Para o presidente da Upes, o Ensino Médio tem servido, quando muito, para formar mão-de-obra barata e normalmente desqualificada. Para o estudante, existe um padrão: a escola pública forma trabalhadores de baixa qualificação e a escola privada forma futuros doutores. O avanço mais significativo, na avaliação de Tarcísio, foi o crescimento das escolas técnicas no país. Ele acredita que o número de institutos de Ensino Técnico precisam aumentar e oferecer maior gama de possibilidades de formação, além de atender a um planejamento concatenado com o desenvolvimento regional. “Não adianta formar um estudante na baixada santista se a área que ele formou só terá espaço no mercado em São José, por exemplo”.

Agora é lei: educação é direito

Outro grande embate existente entre a política tucana em vigor em São Paulo e as políticas educacionais vigentes a partir do governo Lula é a instituição da Emenda 59 pelo governo federal, que torna obrigatório o ensino dos 4 aos 17 anos, transformando-o em direito das crianças e adolescentes.

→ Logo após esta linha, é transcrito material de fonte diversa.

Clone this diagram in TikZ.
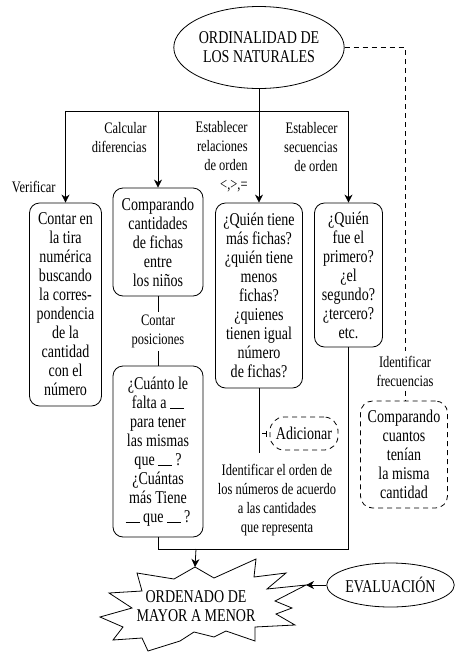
\documentclass[tikz,border=0pt]{standalone}
\usepackage{fontspec}
\newfontfamily\dfont{Liberation Serif}[FakeStretch=0.78]
\usetikzlibrary{shapes.geometric,arrows.meta,calc}
\newcommand\myblank{\rule[-0.5pt]{14pt}{0.6pt}}
\begin{document}
\begin{tikzpicture}[x=1pt,y=-1pt,line width=0.8pt,
  mainfont/.style={font=\dfont\fontsize{18}{19}\selectfont},
  lblfont/.style={font=\dfont\fontsize{16}{19}\selectfont},
  box/.style={draw, rounded corners=10pt, align=center, inner sep=0pt, mainfont},
  dbox/.style={box, rounded corners=12pt, dash pattern=on 5pt off 4pt},
  ell/.style={draw, ellipse, inner sep=0pt, align=center, mainfont},
  lbl/.style={inner sep=0pt, lblfont},
  arr/.style={-{Stealth[length=8pt,width=8pt,inset=2.5pt]}},
  dsh/.style={dash pattern=on 5pt off 4pt}]
\useasboundingbox (0,0) rectangle (467,665);

% top ellipse
\node[ell, minimum width=158pt, minimum height=82pt] (top) at (259,47.5) {ORDINALIDAD DE\\LOS NATURALES};

% boxes
\node[box, minimum width=72pt, minimum height=203pt] (b1) at (65.5,304.5)
  {Contar en\\la tira\\numérica\\buscando\\la corres-\\pondencia\\de la\\cantidad\\con el\\número};
\node[box, minimum width=90pt, minimum height=108pt] (b2) at (158,242)
  {Comparando\\cantidades\\de fichas\\entre\\los niños};
\node[box, minimum width=87pt, minimum height=185pt] (b3) at (259,295.5)
  {¿Quién tiene\\más fichas?\\¿quién tiene\\menos\\fichas?\\¿quienes\\tienen igual\\número\\de fichas?};
\node[box, minimum width=68pt, minimum height=144pt] (b4) at (348.5,275)
  {¿Quién\\fue el\\primero?\\¿el\\segundo?\\¿tercero?\\etc.};
\node[box, minimum width=90pt, minimum height=171pt] (b5) at (158,451.5)
  {¿Cuánto le\\falta a \myblank\\para tener\\las mismas\\que \myblank\,?\\¿Cuántas\\más Tiene\\\myblank{} que \myblank\,?};
\node[dbox, rounded corners=14pt, minimum width=68pt, minimum height=33pt] (adic) at (304,433.5) {Adicionar};
\node[dbox, minimum width=87pt, minimum height=107pt] (cmp) at (404,454.5)
  {Comparando\\cuantos\\tenían\\la misma\\cantidad};

% labels
\node[lbl, anchor=east] (lv) at (56,187) {Verificar};
\node[lbl, anchor=east, align=right] (lc) at (147,138) {Calcular\\diferencias};
\node[lbl, anchor=east, align=right] (lr) at (248,157) {Establecer\\relaciones\\de orden\\<,>,=};
\node[lbl, anchor=east, align=right] (ls) at (338,147.5) {Establecer\\secuencias\\de orden};
\node[lbl, align=center, inner sep=3pt, fill=white] (cp) at (158,331.5) {Contar\\posiciones};
\node[lbl, align=center] (ident) at (277,500.5) {Identificar el orden de\\los números de acuerdo\\a las cantidades\\que representa};
\node[lbl, align=center, inner sep=4pt] (frec) at (405,371) {Identificar\\frecuencias};

% tree from top
\draw (top.south) -- ++(0,22) coordinate (hub);
\draw (b1.north |- hub) -- (b4.north |- hub);
\draw[arr] (b1.north |- hub) -- (b1.north);
\draw[arr] (b2.north |- hub) -- (b2.north);
\draw[arr] (b3.north |- hub) -- (b3.north);
\draw[arr] (b4.north |- hub) -- (b4.north);

% box2 - box5
\draw (b2.south) -- (cp.north);
\draw (cp.south) -- (b5.south |- b5.north);

% box3 down + adicionar
\draw (b3.south) -- ++(0,65) coordinate (b3end);
\coordinate (tk) at ($(b3.south |- adic.west)+(3,0)$);
\draw[-{Bar[width=6pt]}, shorten >=3pt] (tk) -- (adic.west);

% bottom joins
\coordinate (jn) at (196,549);
\draw (b4.south) |- (b5.south |- jn) -- (b5.south);

% star
\draw[line join=miter] (195,567) -- (214,578) -- (256,559) -- (254,577) -- (286,573) -- (267,589)
  -- (306,585) -- (275,601) -- (292,608) -- (276,614) -- (295,625) -- (255,627)
  -- (255,641) -- (226,631) -- (214,637) -- (194,632) -- (180,641) -- (148,651)
  -- (142,638) -- (113,640) -- (123,627) -- (100,617) -- (132,608) -- (109,593)
  -- (142,591) -- (137,573) -- (174,579) -- cycle;
\coordinate (startop) at (195,567);
\coordinate (starright) at (306,585);
\node[mainfont, align=center, inner sep=0pt] (star) at (196,606.5) {ORDENADO DE\\MAYOR A MENOR};
\draw[arr] (jn) -- (startop);

% evaluation
\node[ell, minimum width=113pt, minimum height=44pt] (eval) at (390.5,585) {EVALUACIÓN};
\draw[arr] (eval.west) -- (starright);

% dashed
\draw[dsh] (top.east) -| (frec.north);
\draw[dsh] (frec.south) -- (frec.south |- cmp.north);
\end{tikzpicture}
\end{document}
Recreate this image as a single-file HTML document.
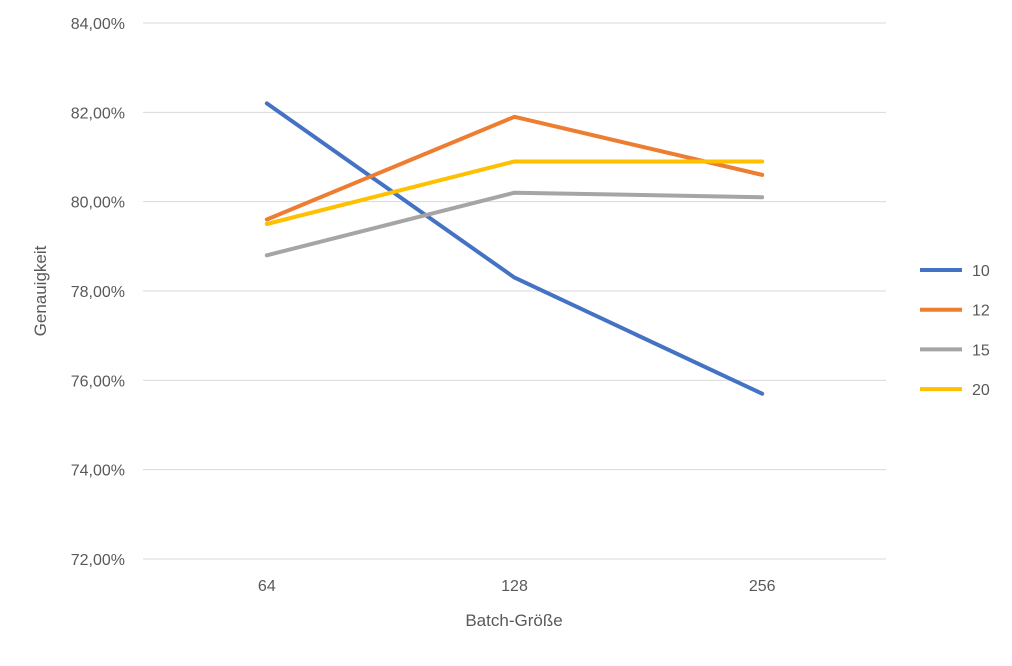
<!DOCTYPE html>
<html><head><meta charset="utf-8"><style>
body{margin:0;background:#fff;}
svg text{font-family:"Liberation Sans",sans-serif;fill:#595959;}
</style></head><body>
<svg width="1012" height="661">
<g id="grid"></g>
<g id="ylab"></g>
<g id="xlab"></g>
<g id="series"></g>
<g id="legend"></g>
<text x="0" y="0" font-size="17" text-anchor="middle" transform="translate(46,291) rotate(-90)">Genauigkeit</text>
<text x="514" y="626" font-size="17" text-anchor="middle">Batch-Größe</text>
</svg>
<script>
const categories=["64","128","256"];
const seriesNames=["10","12","15","20"];
const s10=[82.2,78.3,75.7];
const s12=[79.6,81.9,80.6];
const s15=[78.8,80.2,80.1];
const s20=[79.5,80.9,80.9];
const yTicks=[72,74,76,78,80,82,84];
const colors=["#4472C4","#ED7D31","#A5A5A5","#FFC000"];
const allSeries=[s10,s12,s15,s20];
const NS="http://www.w3.org/2000/svg";
const x0=143,x1=886,yTop=23,yBot=559,yMin=72,yMax=84;
const band=(x1-x0)/categories.length;
function xs(i){return x0+band*(i+0.5);}
function ys(v){return yBot-(v-yMin)/(yMax-yMin)*(yBot-yTop);}
function mk(t,a){const e=document.createElementNS(NS,t);for(const k in a)e.setAttribute(k,a[k]);return e;}
const grid=document.getElementById('grid'),ylab=document.getElementById('ylab'),xlab=document.getElementById('xlab');
yTicks.forEach(v=>{
 const l=mk('line',{x1:x0,x2:x1,y1:ys(v),y2:ys(v),stroke:'#D9D9D9','stroke-width':1});
 
 
 grid.appendChild(l);
 const t=mk('text',{x:125,y:ys(v)+6,'font-size':16,'text-anchor':'end'});
 t.textContent=v.toFixed(2).replace('.',',')+'%';
 
 
 ylab.appendChild(t);
});
categories.forEach((c,i)=>{
 const t=mk('text',{x:xs(i),y:591,'font-size':16,'text-anchor':'middle'});
 t.textContent=c;
 
 
 xlab.appendChild(t);
});
const sg=document.getElementById('series'),lg=document.getElementById('legend');
allSeries.forEach((s,k)=>{
 const p=mk('polyline',{points:s.map((v,i)=>xs(i)+','+ys(v)).join(' '),fill:'none',stroke:colors[k],'stroke-width':4,'stroke-linejoin':'round','stroke-linecap':'round'});
 
 
 sg.appendChild(p);
 const y=270+k*39.7;
 const ll=mk('line',{x1:920,x2:962,y1:y,y2:y,stroke:colors[k],'stroke-width':4});
 
 
 lg.appendChild(ll);
 const t=mk('text',{x:972,y:y+6,'font-size':16});
 t.textContent=seriesNames[k];
 
 
 lg.appendChild(t);
});
</script>
</body></html>
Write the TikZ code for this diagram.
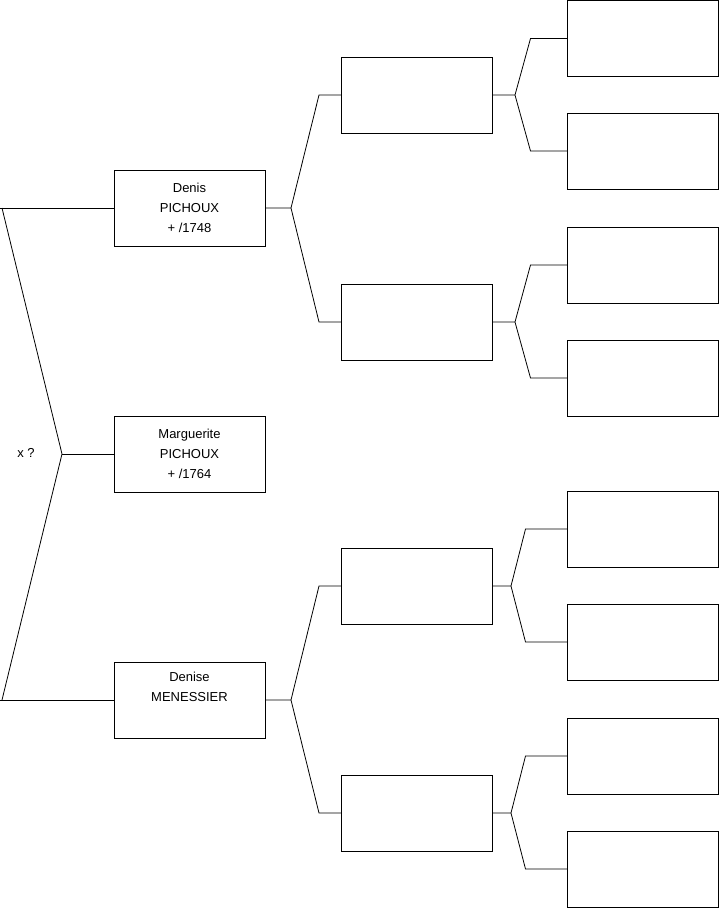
\documentclass[tikz,border=0pt]{standalone}
\usepackage{fontspec}
\setmainfont{Liberation Sans}
\usetikzlibrary{positioning}

\begin{document}
\begin{tikzpicture}[x=1pt, y=-1pt, line width=0.8pt,
  every node/.style={inner sep=0pt, outer sep=0pt, font=\fontsize{13}{20}\selectfont},
  box/.style={draw, minimum width=151pt, minimum height=76pt, align=center}]
\useasboundingbox (0,0) rectangle (719,908);
% ---- generation 1: the person and parents
\node[box] (denis) at (189.5,208) {Denis\\PICHOUX\\+ /1748};
\node[box, below=170pt of denis] (marg) {Marguerite\\PICHOUX\\+ /1764};
\node[box, below=170pt of marg] (denise) {Denise\\MENESSIER\\\strut};
\node (xq) at (26,453) {x ?};
% ---- generation 2
\node[box] (pa) at (416.5,95) {};
\node[box] (pb) at (416.5,322) {};
\node[box] (pc) at (416.5,586) {};
\node[box] (pd) at (416.5,813) {};
% ---- generation 3
\foreach \n/\y in {1/38.5, 2/151, 3/265, 4/378, 5/529, 6/642, 7/756, 8/869}
  \node[box] (q\n) at (643,\y) {};
% ---- left bracket
\draw (denis.west) -- ++(-114,0);
\draw (denise.west) -- ++(-114,0);
\coordinate (fk) at ([xshift=-52pt]marg.west);
\draw ([xshift=-112pt]denis.west) -- (fk) -- ([xshift=-112pt]denise.west);
\draw (fk) -- (marg.west);
% ---- forks to generation 2
\foreach \s/\u/\l in {denis/pa/pb, denise/pc/pd}
  \draw (\s.east) -- ++(26,0) coordinate (j) -- ([xshift=-22pt]\u.west) -- (\u.west)
        (j) -- ([xshift=-22pt]\l.west) -- (\l.west);
% ---- forks to generation 3
\foreach \p/\u/\l/\a/\b in {pa/q1/q2/23/37pt, pb/q3/q4/23/37pt, pc/q5/q6/19/42pt, pd/q7/q8/19/42pt}
  \draw (\p.east) -- ++(\a,0) coordinate (j) -- ([xshift=-\b]\u.west) -- (\u.west)
        (j) -- ([xshift=-\b]\l.west) -- (\l.west);
\end{tikzpicture}
\end{document}
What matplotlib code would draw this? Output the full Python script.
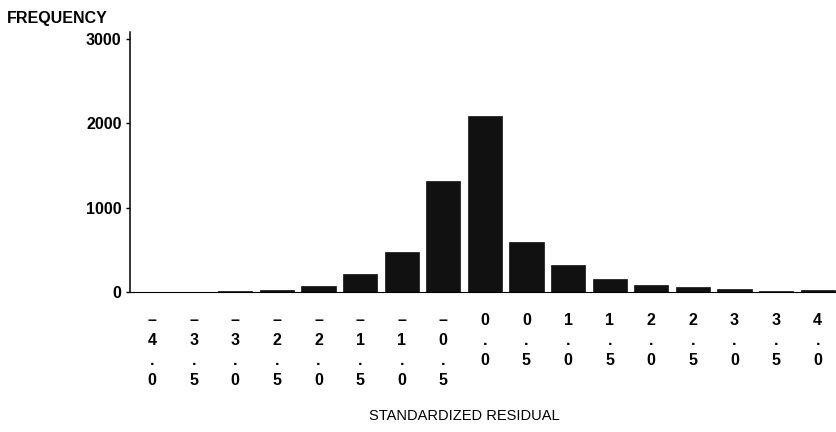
import matplotlib
matplotlib.use("Agg")
import matplotlib.pyplot as plt

# histogram of standardized residuals
mids = ["-4.0", "-3.5", "-3.0", "-2.5", "-2.0", "-1.5", "-1.0", "-0.5",
        "0.0", "0.5", "1.0", "1.5", "2.0", "2.5", "3.0", "3.5", "4.0"]
freq = [3, 4, 10, 25, 70, 215, 475, 1320,
        2085, 595, 315, 150, 80, 62, 30, 12, 28]
yticks = [0, 1000, 2000, 3000]

plt.rcParams['font.family'] = ['Liberation Sans', 'DejaVu Sans']

fig = plt.figure(figsize=(8.36, 4.32), dpi=100)
ax = fig.add_axes([130 / 836, 140 / 432, 706 / 836, 260 / 432])

pos = list(range(len(mids)))
ax.bar(pos, freq, width=0.82, color='#111111', edgecolor='#111111', lw=0.5)

# SAS style: each character of the midpoint stacked on its own line
def stack(s):
    return "\n".join("–" if c == "-" else c for c in s)

ax.set_xticks(pos)
ax.set_xticklabels([stack(m) for m in mids], fontsize=11.5, fontweight='bold',
                   linespacing=1.42, va='top')
ax.tick_params(axis='x', length=0, pad=15)

ax.set_yticks(yticks)
ax.set_yticklabels([str(t) for t in yticks], fontsize=11.5, fontweight='bold')
ax.tick_params(axis='y', length=3, width=1, pad=3)

ax.set_xlim(-0.53, 16.44)
ax.set_ylim(0, 3083)

for s in ['top', 'right']:
    ax.spines[s].set_visible(False)
ax.spines['left'].set_linewidth(1.1)
ax.spines['bottom'].set_linewidth(0.8)

fig.text(7 / 836, 1 - 18 / 432, "FREQUENCY", fontsize=11.5, fontweight='bold',
         va='center', ha='left')
fig.text(464 / 836, 1 - 416 / 432, "STANDARDIZED RESIDUAL", fontsize=10.5,
         va='center', ha='center')

fig.savefig("out.png", dpi=100)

Até a edição desta emenda, a obrigatoriedade do ensino era progressiva.

O governo de São Paulo trabalha no sentido de intensificar a municipalização do Ensino Fundamental. Ocorre que a Emenda 59 forçou os municípios a aumentar os investimentos em um dos níveis menos atendidos pelo Estado que é a Educação Infantil. O déficit de vagas em creches e pré-escolas chega a níveis próximos de 70% no país, então os municípios têm sido forçados a investir no Ensino Infantil, o que faz aumentar a responsabilidades dos governos estaduais em relação à Educação Fundamental.

Desabafo

Relatada a situação da educação no estado de São Paulo, em tom quase de desabafo, Bebel da Apeoesp conclui: “ou há uma mudança do ponto de vista estrutural, com a eleição de outro governante, comprometido com a educação e o campo progressista, ou vamos continuar mais quatro anos amargando a brincadeira de se fazer política educacional em São Paulo”.